REQUIREMENT: Determine which lines contain the word "this", then copy those lines.

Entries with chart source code
********
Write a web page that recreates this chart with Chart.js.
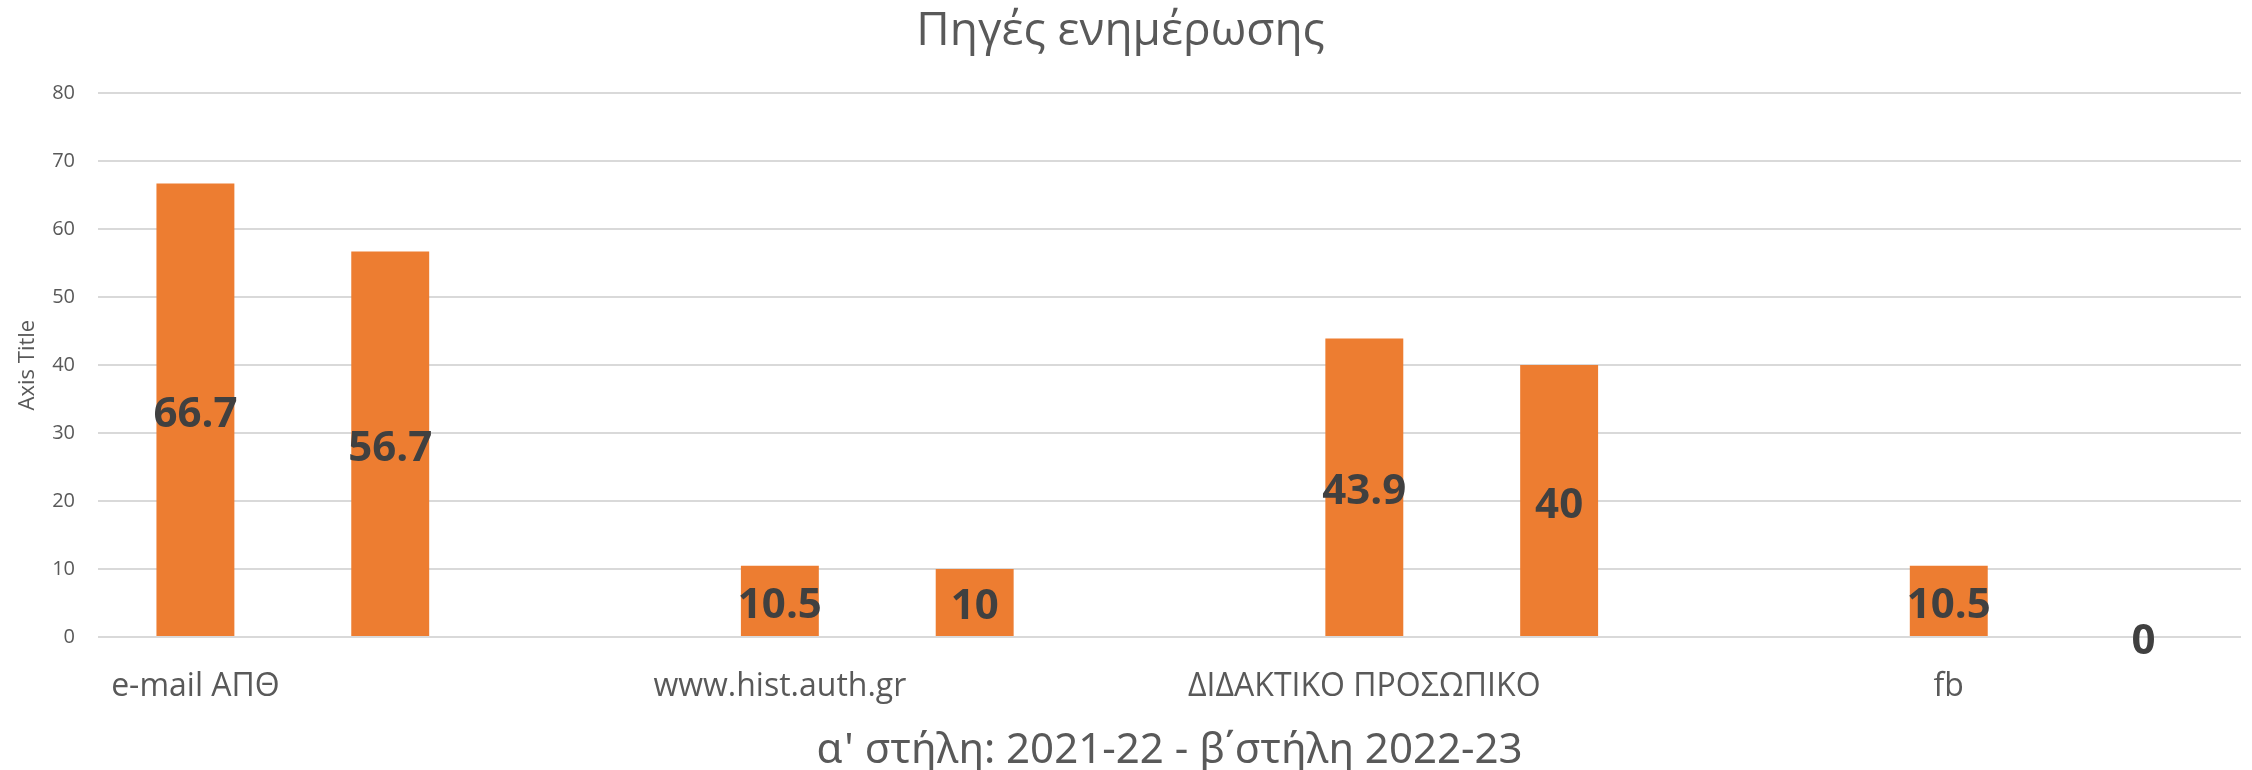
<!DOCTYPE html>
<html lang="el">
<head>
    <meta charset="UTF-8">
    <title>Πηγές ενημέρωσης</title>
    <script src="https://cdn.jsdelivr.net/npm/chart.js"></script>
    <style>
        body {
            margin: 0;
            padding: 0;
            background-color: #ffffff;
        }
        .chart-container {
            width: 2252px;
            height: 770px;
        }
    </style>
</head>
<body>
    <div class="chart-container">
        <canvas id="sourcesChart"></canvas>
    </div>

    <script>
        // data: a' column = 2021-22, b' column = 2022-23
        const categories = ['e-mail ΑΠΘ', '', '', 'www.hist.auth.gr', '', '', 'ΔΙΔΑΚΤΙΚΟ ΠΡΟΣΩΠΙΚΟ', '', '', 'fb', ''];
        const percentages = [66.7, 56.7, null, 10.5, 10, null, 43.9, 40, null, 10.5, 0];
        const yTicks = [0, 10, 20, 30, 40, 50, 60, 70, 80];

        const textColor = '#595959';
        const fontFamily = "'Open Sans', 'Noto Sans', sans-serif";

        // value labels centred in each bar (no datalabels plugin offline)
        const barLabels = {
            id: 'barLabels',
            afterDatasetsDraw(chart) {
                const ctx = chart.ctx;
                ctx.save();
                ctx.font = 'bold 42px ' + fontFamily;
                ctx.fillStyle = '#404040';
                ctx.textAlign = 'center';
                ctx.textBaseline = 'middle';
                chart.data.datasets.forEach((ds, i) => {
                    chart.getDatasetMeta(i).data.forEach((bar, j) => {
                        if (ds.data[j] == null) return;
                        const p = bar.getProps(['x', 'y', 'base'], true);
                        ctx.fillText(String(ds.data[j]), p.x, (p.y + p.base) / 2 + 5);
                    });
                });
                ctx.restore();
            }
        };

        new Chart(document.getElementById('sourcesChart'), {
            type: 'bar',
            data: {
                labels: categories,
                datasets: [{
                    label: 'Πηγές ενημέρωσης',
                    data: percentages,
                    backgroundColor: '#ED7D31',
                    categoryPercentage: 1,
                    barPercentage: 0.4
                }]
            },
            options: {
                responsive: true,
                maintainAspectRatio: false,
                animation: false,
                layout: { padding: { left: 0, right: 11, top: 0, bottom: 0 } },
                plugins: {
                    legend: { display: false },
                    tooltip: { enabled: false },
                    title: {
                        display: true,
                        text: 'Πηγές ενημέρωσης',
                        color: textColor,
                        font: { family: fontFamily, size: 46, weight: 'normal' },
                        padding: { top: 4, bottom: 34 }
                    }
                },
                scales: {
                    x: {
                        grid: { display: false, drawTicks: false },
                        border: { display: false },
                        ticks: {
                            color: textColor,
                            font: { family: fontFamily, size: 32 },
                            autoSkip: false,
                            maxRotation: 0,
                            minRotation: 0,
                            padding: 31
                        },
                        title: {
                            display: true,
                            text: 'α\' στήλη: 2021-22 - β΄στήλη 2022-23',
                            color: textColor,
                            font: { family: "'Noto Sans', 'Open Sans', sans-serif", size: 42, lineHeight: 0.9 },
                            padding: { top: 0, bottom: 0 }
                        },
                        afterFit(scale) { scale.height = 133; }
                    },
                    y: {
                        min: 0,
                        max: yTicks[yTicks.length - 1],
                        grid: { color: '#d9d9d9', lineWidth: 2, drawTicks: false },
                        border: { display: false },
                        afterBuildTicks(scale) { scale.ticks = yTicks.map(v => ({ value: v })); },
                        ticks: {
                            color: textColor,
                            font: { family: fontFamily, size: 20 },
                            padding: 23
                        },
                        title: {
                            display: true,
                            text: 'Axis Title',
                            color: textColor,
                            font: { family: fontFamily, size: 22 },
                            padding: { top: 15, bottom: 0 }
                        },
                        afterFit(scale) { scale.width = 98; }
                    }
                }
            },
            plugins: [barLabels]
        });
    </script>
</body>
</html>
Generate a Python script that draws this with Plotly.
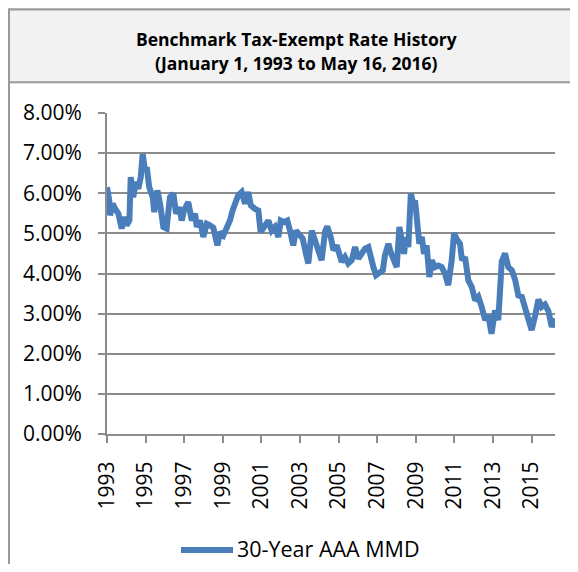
********
EXERCISE OUTPUT:
Write a web page that recreates this chart with Chart.js.
Generate a Python script that draws this with Plotly.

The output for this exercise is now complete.